News ID: 89802
Publish Date : 01 May 2021 - 21:57
VIENNA (Dispatches) — High-ranking diplomats from China, Germany, France, Russia and Britain resumed talks Saturday focused on bringing the United States back into their landmark nuclear deal with Iran.
The U.S. would not have a representative at the table when the diplomats met in Vienna because former President Donald Trump unilaterally pulled the country out of the deal, known as the Joint Comprehensive Plan of Action, in 2018. Trump also restored and augmented sanctions to try to force Iran into renegotiating the pact with more concessions.
U.S. President Joe Biden claims he wants to rejoin the deal, however, and a U.S. delegation is in Vienna to be kept abreast of the talks.
The Biden administration is considering a rollback of some of the most stringent Trump-era sanctions, according to information from current and former U.S. officials and others familiar with the matter earlier this week.
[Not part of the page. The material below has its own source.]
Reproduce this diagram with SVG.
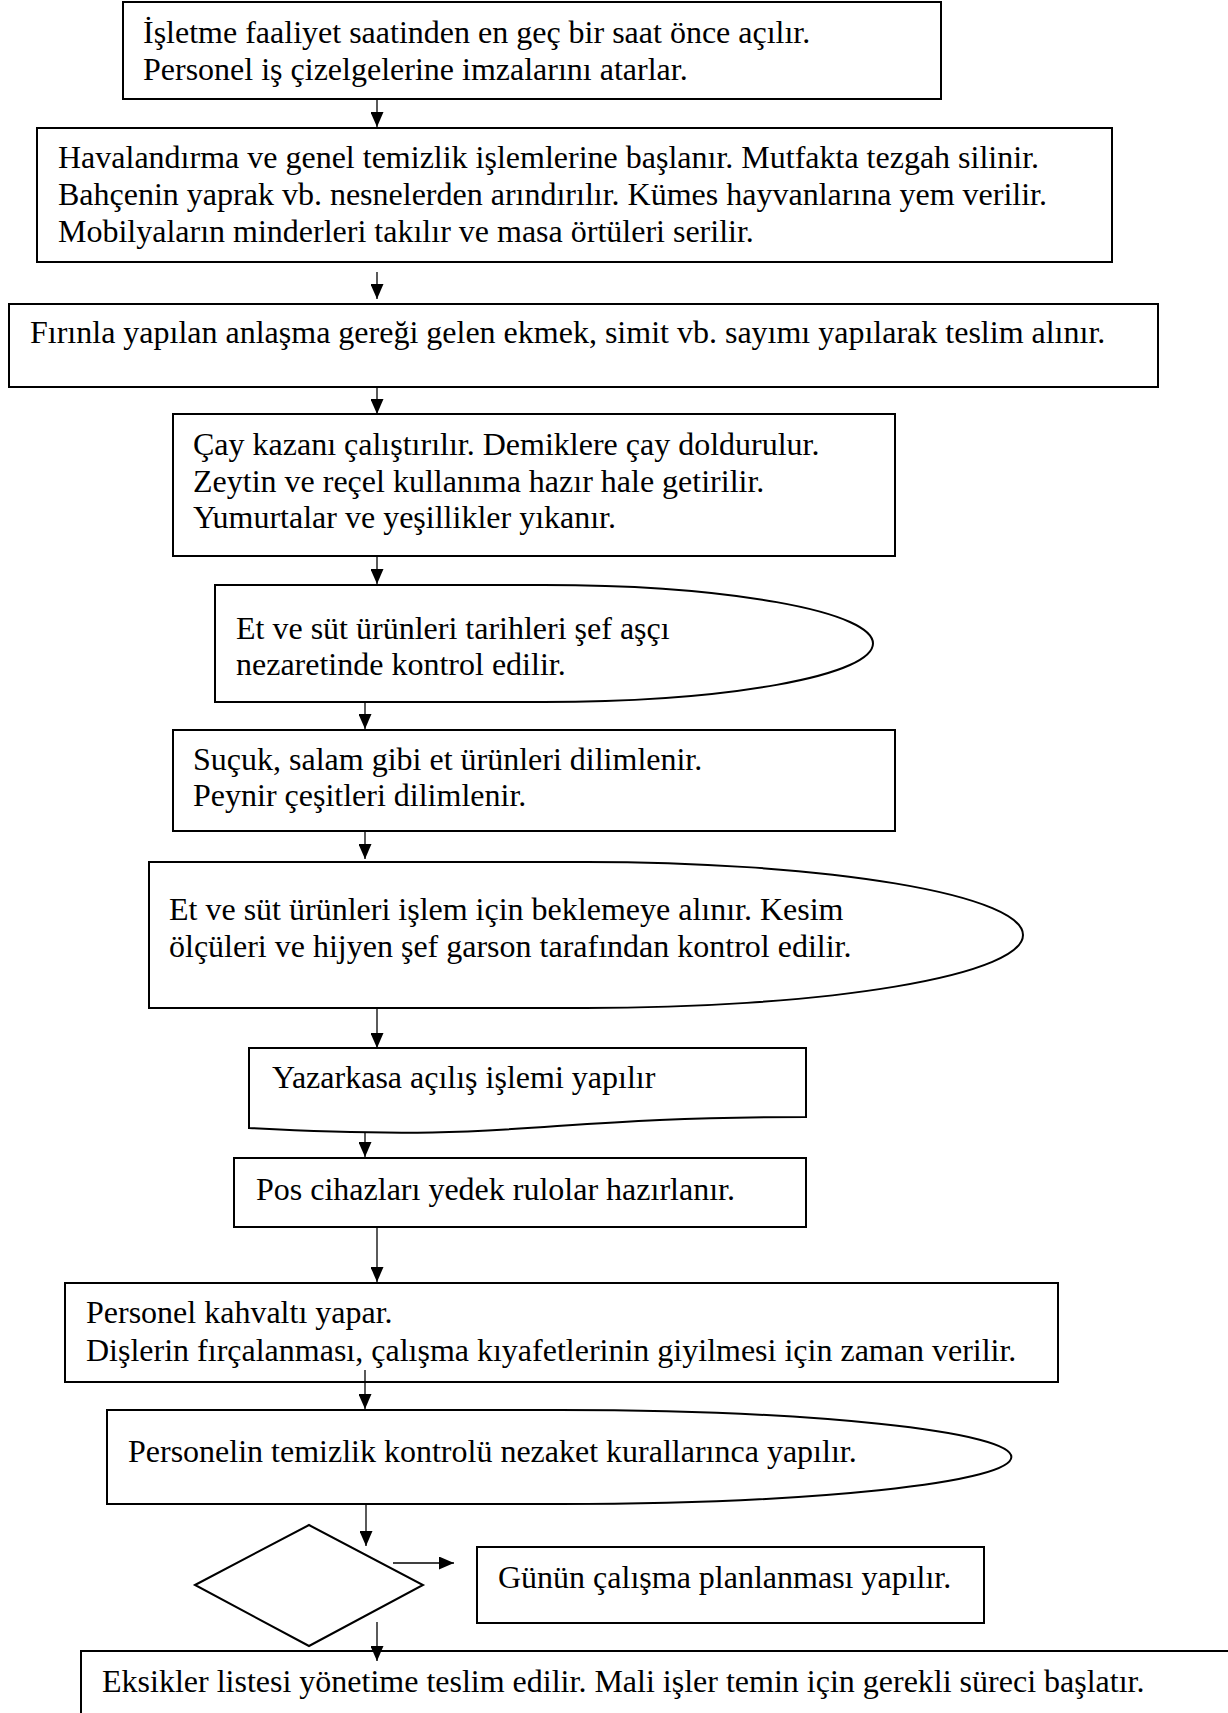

Iran says all sanctions imposed under Trump should be removed in one go.
Ahead of the main talks, Russia’s top representative Mikhail Ulyanov said JCPOA members met on the side with officials from the U.S. delegation but that the Iranian delegation was not ready to meet with U.S. diplomats.
"JCPOA participants held today informal consultations with the U.S. delegation at the Vienna talks on full restoration of the nuclear deal,” Ulyanov tweeted. "Without Iran who is still not ready to meet with U.S. diplomats.”
The Joint Comprehensive Plan of Action, or JCPOA, promised Iran economic incentives in exchange for curbs on its nuclear program. The reimposition of U.S. sanctions prompted Iran to scale down its compliance by increasing the purity of uranium it enriches and its stockpiles
The Vienna talks began in early April and have included several rounds of high-level discussions. Expert groups also have been working on proposals on how to resolve the issues around American sanctions, as well as the "possible sequencing” of the U.S. return.
An American journalist and writer said Saturday that the Biden administration intends to remove a fraction of sanctions against Iran but to keep the majority of them in place.
Max Parry said Washington’s insistence on classifying the sanctions to those related to the 2015 nuclear deal and others has made negotiations to revive the agreement lengthier and more complex.
"The Biden regime wants to have it both ways and is kicking the can down the road,” Parry told Press TV in an interview.
He said the window of opportunity in order to restore the nuclear deal is narrowing, especially as Iran is heading to a presidential election on June 18.
"All this is taking place despite the fact that it was Trump’s administration which withdrew from the JCPOA, and reimposed the sanctions that had been lifted by the nuclear deal,” Parry said.
Tehran, he said, has made it clear that it will not fully return to obligations under the nuclear pact unless all sanctions, either targeting its economic sector or individuals, are removed in one go, calling on U.S. officials to seize the chance and revive the JCPOA.
"So if Biden wants to score a foreign policy victory by ostensibly saving the agreement, he should stop appeasing the Iran hawks he has surrounded himself within his cabinet, and commit to the so-called new era of diplomacy he pledged as a candidate,” Parry said.
He said Biden’s procrastination attests to the fact that Washington is no longer able to accurately assess its own position as a playmaker.
He said U.S. leaders should realize that Washington no longer dominates the world as it once did and the international community is becoming increasingly multipolar.